Still depressed but bit better~
Thursday, October 15, 2009@10:47:00 PM

Today woke up, on my lappy to search for Philosopher PV and Ascendead Master PV cos ytd can
t find links to dlwd so I ripped them from youtube and convert. Philosopher PV makes me cry and sad because Jasmine was cremated with that costume he wearing inside this PV. While Ascendead Master was his last PV & this PV don't really show a close-up of him.

Why am I so hit hard by his demise? If you are a fan of Versailles, you will know why. For me, experiencing this kind of experience of hearing ppl dying, I had enough. For being in entertainment or my personal life, I suffered a lot of sadness. Started 11 years ago, I'm immuned to crying. Maybe that's why I like sad stories. Too immune until too addictive.
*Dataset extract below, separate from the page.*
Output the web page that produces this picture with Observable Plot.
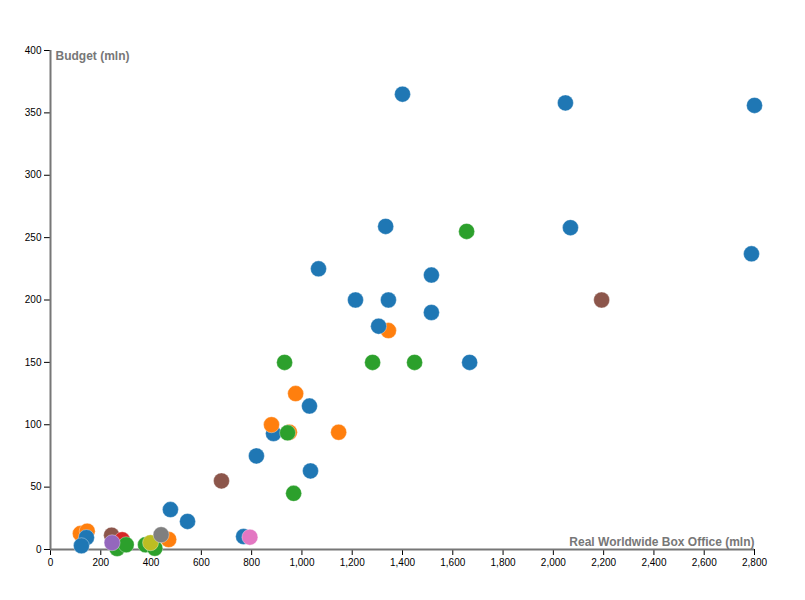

Yesterday at 9, I started to watch Jasmine You's tribute videos and his past videos. I started to cry. After that, I stumbled upon his member's translations on myspace, about him & also a long post written by his family members. Hizaki's one made me cry like mad.

I remember when on the night before he stop his activities on 3 aug, He shook Hizaki's shoulder and told him "Hizaki is the best guitarist in the world, I'm glad we were able to play together." My heart just crushed at that point. Those to me are like parting words.

I kept looking at the sky today.
Sky meant something to Jasmine.

Turn towards the blue,distant , infinite sky and whisper your problems, and your thoughts from those times will be able to ride on the flowing clouds and drift away.
If you feel lonely, we think he want you to look up in the sky, too.

But once I looked up, it's so sombre and feeling of sadness came. I decided not to look up that often. However, I felt kind of happy for his achievements that he had made during his years in HGP & VErsailles, which according to them, has made his achieve his objective. When you see his lives and interviews, you will laugh at his lame jokes and his style but that's what made him today.

Today, read comments from other Vk artists which are close friends or aquainted with him before. Some were so personal. It triggered my emotions but I didn't cry. My longing for him probably end yesterday ard 12+, the time I stopped crying. I felt that I should let go and accept the fate that he's gone. But his music, his bass, will still kept ringing in my ears.

Thinking now, he's probably with Hide & Kami... Just waiting for another moment, to wait for a vocalist. They will create their own band in their world. That thought alone just made me smile.
To pay my "late" tribute, today I wore purple t-shirt and listen to Versailles & HGP songs..It's really a terrible day but I overcome it with the thought that he's up there in a place where he won't have to suffer anymore.